Personally I can't stand Windows for music stuff. The amount of hours I've wasted hunting down individual drivers for various components is mind numbing.

I know it's a cliche to say "macs just work" but that's honestly been my experience.

I'll use widows as a VEPro slave machine, but not as a host or main machine.


----------



## EvilDragon (May 8, 2017)

Puzzlefactory said:


> The amount of hours I've wasted hunting down individual drivers for various components is mind numbing.



And yet, it's been the complete opposite here. Never had any problems with "driver hunting", W10 just found what was necessary for all my components (apart from my RME, of course) and it was good to go. Performance is great, too.


----------



## Puzzlefactory (May 8, 2017)

Well I did say "personally" and "been my experience"...


----------



## MarcelM (May 8, 2017)

explorer > finder

my personal experience.

and i agree with evil dragon. windows 10 is really good about hardware and drivers. no issues here.

whatever, its good to have both


----------



## meradium (May 8, 2017)

Heroix said:


> in fact my hackintosh/osx performs about the same compared to windows 10.
> 
> but i have an idea where your problem is, because when i first build it performance wasnt so good.
> 
> ...



Good point. I have not yet done that. Might give it a try. Typicall performance benchmark like Geekbench 4 gives roughly the same score on either setup.

But then again real time audio is a bit more sensitive. But I would not expect to see such a huuuuuuge difference in overall performance (not necessarily ASIO related)...


----------



## meradium (May 8, 2017)

Puzzlefactory said:


> Personally I can't stand Windows for music stuff. The amount of hours I've wasted hunting down individual drivers for various components is mind numbing.
> 
> I know it's a cliche to say "macs just work" but that's honestly been my experience.
> 
> I'll use widows as a VEPro slave machine, but not as a host or main machine.



Well, it took me 30min and everything was up and running. GUI much more fluid, and performance just way higher. Now, the performance topic might related to the Hackingtosh thing... GUI performance seems to be a very known bottleneck for Cubase on osx nicely documented on Steinberg's forum...


----------



## sazema (May 8, 2017)

No issues with OSX, no issues with W10. On good configurations everything is ok.


----------



## storyteller (May 8, 2017)

In all fairness, any a/b comparison should be done with a proper mac that dual boots with windows and not the other way around. Not saying one may not have a performance increase over the other, but it would be nice if posts took this into account before drawing conclusions that others may take as fact. Please do not take this as condescending - just trying to help keep a solid foundation of truth with the community.


----------



## meradium (May 8, 2017)

sorry guys.

Applying the dsdt tweak did indeed improve performance on the Kontakt only inside Cubase test case. But ASIO is nowhere near. Windows seems to also handle the multiprocessing much better when running VEP6 and Cubase in tandem. Doing so not only kills my Hackingtosh but also my Macbook Pro (even with only a very moderate load).

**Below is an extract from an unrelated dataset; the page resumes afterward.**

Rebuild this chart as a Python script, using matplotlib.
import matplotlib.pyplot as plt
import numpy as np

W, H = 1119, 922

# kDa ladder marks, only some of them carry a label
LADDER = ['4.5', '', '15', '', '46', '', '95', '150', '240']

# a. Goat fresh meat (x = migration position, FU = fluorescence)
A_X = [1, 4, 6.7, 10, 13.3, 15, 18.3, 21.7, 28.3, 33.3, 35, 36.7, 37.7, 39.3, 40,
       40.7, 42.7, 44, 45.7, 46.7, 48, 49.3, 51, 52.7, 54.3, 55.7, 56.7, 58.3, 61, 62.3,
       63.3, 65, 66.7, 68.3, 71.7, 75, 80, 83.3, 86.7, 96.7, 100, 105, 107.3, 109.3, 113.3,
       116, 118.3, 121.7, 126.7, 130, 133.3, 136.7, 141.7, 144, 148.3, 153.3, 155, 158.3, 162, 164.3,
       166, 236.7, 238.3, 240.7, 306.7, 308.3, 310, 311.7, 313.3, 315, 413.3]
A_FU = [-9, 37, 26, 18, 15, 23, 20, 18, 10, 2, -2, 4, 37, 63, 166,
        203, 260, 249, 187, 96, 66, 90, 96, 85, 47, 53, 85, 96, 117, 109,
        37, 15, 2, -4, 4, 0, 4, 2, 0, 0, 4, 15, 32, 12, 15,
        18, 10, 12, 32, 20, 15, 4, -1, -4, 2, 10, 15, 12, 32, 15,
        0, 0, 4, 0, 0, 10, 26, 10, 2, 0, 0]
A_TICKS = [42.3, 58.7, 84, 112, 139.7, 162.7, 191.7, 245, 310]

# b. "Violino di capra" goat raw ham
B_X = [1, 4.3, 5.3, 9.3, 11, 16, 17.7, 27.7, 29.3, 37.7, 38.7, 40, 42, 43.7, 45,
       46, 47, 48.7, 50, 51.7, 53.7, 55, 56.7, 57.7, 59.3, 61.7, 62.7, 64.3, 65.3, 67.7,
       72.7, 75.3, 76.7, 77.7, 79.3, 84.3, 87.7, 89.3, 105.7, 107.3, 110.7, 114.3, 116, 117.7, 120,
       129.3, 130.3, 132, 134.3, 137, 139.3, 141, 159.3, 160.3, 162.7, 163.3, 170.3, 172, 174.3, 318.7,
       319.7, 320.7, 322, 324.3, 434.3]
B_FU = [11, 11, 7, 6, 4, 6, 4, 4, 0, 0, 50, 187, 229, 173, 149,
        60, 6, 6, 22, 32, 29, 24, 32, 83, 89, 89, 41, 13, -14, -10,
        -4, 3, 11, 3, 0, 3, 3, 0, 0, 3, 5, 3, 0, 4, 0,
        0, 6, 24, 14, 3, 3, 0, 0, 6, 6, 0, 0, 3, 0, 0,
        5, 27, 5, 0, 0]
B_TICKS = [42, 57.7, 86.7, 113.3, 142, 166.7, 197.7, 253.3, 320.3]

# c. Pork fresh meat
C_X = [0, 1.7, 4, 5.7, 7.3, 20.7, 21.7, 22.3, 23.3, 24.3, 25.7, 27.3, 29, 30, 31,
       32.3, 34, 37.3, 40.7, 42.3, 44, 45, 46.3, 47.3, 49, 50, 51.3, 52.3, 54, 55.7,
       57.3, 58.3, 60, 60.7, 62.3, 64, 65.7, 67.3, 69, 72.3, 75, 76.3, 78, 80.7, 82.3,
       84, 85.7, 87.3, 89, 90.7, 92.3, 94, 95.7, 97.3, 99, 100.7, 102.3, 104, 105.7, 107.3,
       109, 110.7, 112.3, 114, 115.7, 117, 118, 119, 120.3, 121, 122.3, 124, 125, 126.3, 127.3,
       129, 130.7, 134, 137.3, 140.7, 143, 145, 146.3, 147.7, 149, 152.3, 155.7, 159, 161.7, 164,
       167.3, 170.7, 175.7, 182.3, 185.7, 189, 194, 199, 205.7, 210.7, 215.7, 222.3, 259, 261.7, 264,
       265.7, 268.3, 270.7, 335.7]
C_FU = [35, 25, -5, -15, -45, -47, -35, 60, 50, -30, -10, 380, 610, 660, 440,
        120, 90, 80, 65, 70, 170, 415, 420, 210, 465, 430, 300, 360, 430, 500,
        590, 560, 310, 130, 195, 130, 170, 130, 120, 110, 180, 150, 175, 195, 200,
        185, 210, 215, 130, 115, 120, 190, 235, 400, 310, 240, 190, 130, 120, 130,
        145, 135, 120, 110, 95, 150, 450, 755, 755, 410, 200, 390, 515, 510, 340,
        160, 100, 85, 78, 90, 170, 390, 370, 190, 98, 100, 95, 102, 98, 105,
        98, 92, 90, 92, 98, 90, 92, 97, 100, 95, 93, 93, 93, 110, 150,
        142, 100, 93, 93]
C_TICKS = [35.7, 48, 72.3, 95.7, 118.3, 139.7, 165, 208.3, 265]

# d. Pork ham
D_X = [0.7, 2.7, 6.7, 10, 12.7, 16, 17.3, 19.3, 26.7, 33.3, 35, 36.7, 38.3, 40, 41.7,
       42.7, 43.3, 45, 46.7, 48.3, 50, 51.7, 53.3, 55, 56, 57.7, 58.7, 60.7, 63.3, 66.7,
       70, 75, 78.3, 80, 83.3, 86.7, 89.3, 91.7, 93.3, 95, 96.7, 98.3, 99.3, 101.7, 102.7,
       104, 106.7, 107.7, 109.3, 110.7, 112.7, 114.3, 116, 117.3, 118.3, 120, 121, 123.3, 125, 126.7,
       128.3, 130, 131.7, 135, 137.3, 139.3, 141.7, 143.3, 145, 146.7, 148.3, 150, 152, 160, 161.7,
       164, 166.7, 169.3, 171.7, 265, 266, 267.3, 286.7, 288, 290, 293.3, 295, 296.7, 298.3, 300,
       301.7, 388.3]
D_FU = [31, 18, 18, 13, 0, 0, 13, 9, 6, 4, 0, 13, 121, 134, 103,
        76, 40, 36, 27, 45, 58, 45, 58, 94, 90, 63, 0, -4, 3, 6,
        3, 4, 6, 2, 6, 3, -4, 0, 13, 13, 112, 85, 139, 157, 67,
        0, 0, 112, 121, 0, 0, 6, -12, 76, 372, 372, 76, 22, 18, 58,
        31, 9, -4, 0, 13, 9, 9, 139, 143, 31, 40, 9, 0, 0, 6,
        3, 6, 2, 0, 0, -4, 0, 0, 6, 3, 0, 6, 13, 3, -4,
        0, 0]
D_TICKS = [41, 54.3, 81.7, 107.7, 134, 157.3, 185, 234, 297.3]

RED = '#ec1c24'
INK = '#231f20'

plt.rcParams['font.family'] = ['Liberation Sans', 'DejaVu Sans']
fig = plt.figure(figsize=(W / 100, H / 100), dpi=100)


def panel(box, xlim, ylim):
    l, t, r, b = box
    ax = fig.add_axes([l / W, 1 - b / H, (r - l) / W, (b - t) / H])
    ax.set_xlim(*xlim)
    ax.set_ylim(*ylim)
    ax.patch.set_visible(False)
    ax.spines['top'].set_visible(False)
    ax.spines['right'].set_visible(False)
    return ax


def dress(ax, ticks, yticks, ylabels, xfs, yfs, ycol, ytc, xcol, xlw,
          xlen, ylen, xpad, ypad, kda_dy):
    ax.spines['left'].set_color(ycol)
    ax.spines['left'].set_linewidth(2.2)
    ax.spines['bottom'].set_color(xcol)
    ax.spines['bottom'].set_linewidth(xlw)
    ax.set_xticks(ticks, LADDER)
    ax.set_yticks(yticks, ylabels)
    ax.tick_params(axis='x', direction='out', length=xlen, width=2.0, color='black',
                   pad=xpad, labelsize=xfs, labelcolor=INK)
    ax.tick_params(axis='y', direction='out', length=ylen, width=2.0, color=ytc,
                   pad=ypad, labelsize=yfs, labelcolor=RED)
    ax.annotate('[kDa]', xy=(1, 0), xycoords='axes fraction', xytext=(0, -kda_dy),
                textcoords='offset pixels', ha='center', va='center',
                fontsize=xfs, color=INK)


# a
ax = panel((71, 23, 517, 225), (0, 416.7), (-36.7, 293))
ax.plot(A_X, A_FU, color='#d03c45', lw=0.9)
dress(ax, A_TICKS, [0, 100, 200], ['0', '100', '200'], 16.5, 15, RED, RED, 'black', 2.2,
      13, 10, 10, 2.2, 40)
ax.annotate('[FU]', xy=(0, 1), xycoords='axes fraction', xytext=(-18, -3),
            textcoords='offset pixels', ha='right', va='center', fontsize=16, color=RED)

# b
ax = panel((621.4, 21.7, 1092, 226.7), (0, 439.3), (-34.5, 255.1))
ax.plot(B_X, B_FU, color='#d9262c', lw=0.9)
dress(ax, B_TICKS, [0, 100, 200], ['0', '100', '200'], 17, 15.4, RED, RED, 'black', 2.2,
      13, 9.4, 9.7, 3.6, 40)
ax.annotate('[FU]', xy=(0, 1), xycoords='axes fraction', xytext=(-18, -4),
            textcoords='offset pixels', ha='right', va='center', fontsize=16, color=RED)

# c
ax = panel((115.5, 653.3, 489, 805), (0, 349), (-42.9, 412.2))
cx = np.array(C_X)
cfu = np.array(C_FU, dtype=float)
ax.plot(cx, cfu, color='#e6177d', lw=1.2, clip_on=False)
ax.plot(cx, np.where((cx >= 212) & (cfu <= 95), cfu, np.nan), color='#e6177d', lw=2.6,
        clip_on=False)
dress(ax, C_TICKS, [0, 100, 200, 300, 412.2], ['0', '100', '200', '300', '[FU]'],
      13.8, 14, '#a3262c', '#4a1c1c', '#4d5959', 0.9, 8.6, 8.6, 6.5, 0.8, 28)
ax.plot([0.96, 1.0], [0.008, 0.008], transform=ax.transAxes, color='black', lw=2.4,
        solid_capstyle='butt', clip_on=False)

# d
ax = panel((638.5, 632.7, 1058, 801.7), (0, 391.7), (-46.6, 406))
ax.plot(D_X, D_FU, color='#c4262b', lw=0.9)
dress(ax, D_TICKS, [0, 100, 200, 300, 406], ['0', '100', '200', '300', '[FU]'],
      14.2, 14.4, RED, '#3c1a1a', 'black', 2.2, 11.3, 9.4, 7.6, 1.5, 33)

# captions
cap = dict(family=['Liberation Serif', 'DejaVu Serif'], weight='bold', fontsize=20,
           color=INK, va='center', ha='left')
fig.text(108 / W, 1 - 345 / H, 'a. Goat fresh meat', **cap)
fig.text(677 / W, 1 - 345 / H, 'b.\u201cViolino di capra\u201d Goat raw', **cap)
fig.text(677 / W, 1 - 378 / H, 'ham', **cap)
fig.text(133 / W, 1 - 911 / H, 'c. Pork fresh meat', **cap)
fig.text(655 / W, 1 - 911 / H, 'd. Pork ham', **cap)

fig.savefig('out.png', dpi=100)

Trust me, I hate this quite a lot since I generally prefer OSX over Windows for various reasons.

But we had the same arguments already in other threads with proper Apple trashcans.


----------



## meradium (May 8, 2017)

sazema said:


> No issues with OSX, no issues with W10. On good configurations everything is ok.

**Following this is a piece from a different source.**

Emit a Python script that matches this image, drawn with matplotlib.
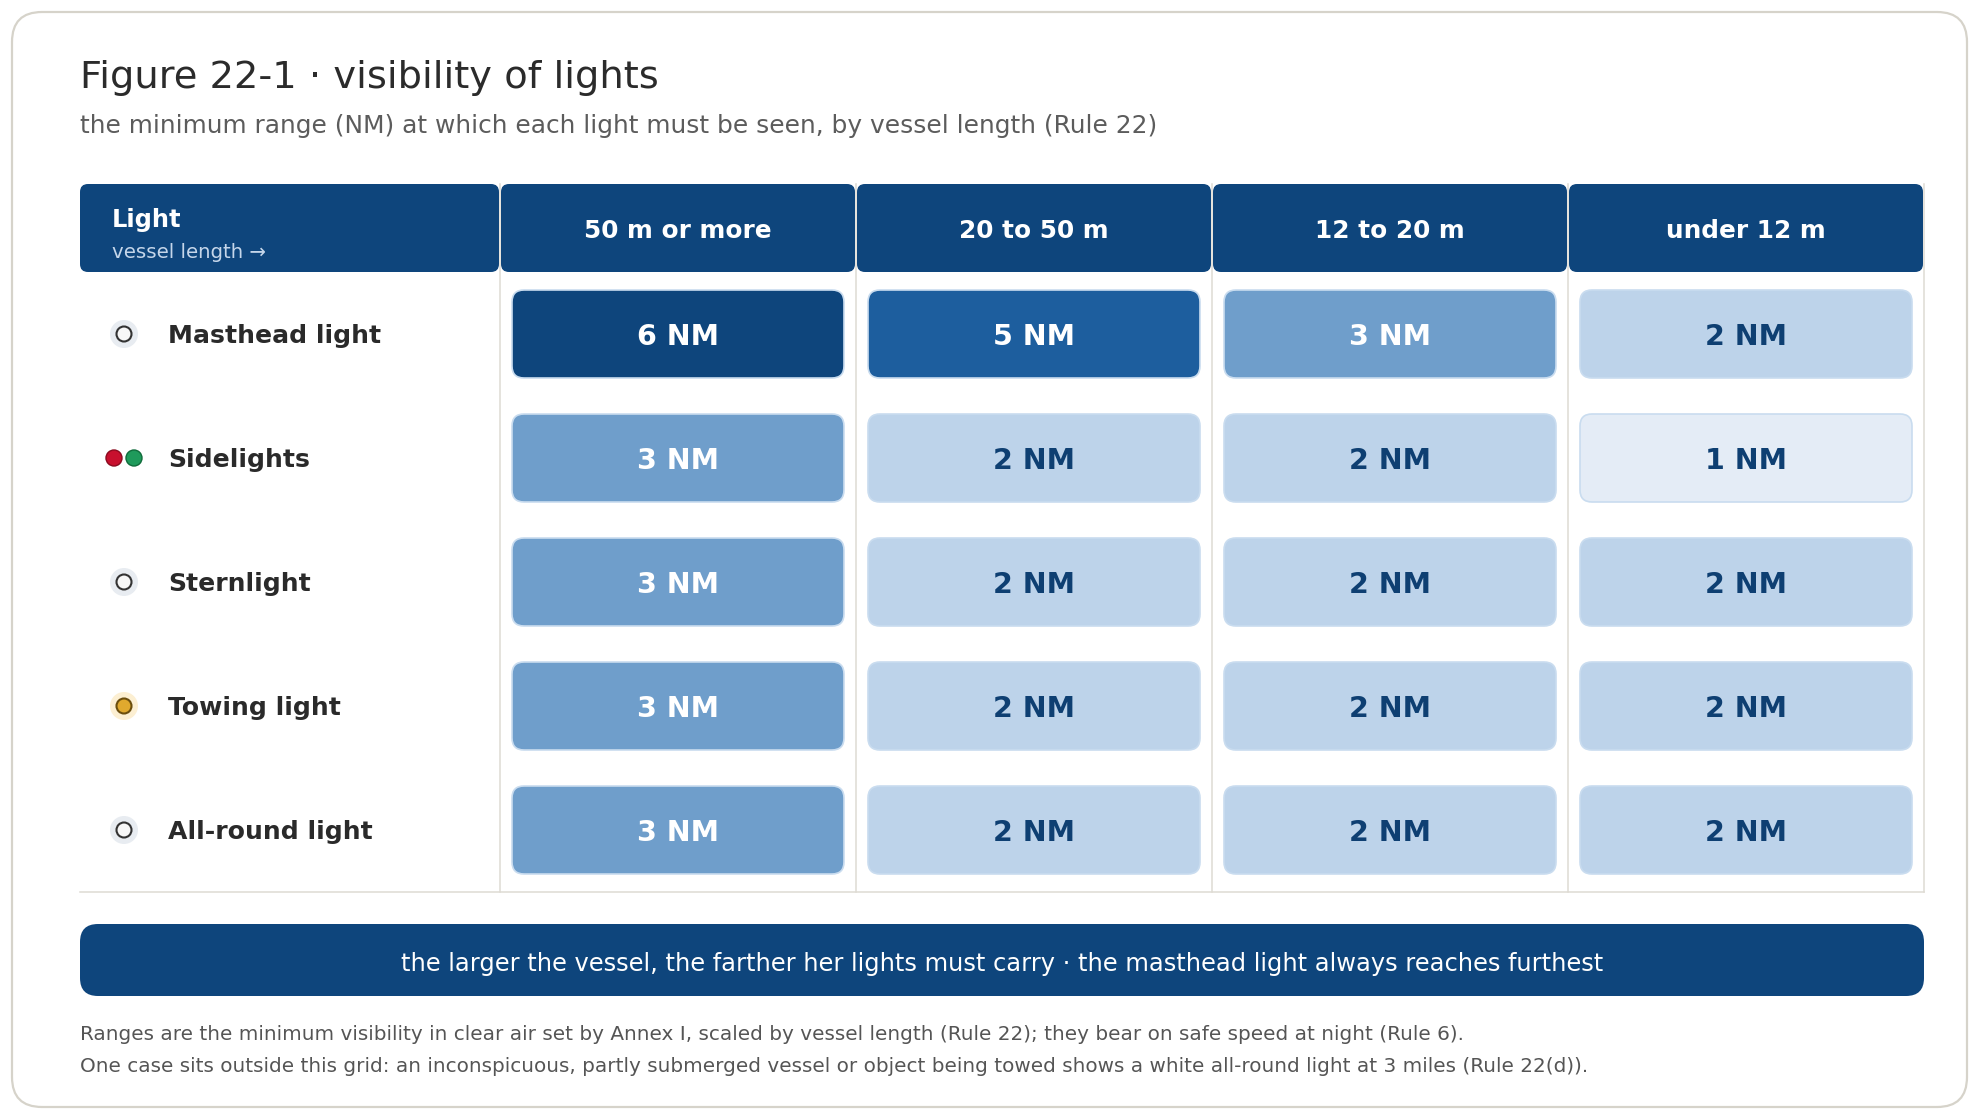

May I ask what your setup and typical use-case is? (Kontakt only inside Cubase, Cubase +VEP in tandem, how many cores)

Using my custom osx has been blazing fast as long as I do not run heavily multithreaded applications like Cubase and VEP6 in tandem. This is where things get dodgy. Win on the other hand does not seem to care at all.


----------



## MarcelM (May 8, 2017)

meradium said:


> sorry guys.
> 
> Applying the dsdt tweak did indeed improve performance on the Kontakt only inside Cubase test case. But ASIO is nowhere near. Windows seems to also handle the multiprocessing much better when running VEP6 and Cubase in tandem. Doing so not only kills my Hackingtosh but also my Macbook Pro (even with only a very moderate load).
> 
> ...



hmm not sure what else could be wrong, but on my hackintosh cubase really performs quite similar. studio one performs worse, but thats a known fact that it doesnt run smooth on osx i guess.

you should also generate an ssdt between. 

good luck


----------



## Shad0wLandsUK (May 8, 2017)

Heroix said:


> in fact my hackintosh/osx performs about the same compared to windows 10.
> 
> but i have an idea where your problem is, because when i first build it performance wasnt so good.
> 
> ...


Ahh I remember the days, built 4 hackintoshes here 

I even got to the point where I used a windows tool with a friend and through chatting online we both worked on baking kexts into my UEFI ROM for my ASUS Motherboard!! Native OS X boot and driver support from the BIOS


----------



## sazema (May 8, 2017)

meradium said:


> May I ask what your setup and typical use-case is? (Kontakt only inside Cubase, Cubase +VEP in tandem, how many cores)
> 
> Using my custom osx has been blazing fast as long as I do not run heavily multithreaded applications like Cubase and VEP6 in tandem. This is where things get dodgy. Win on the other hand does not seem to care at all.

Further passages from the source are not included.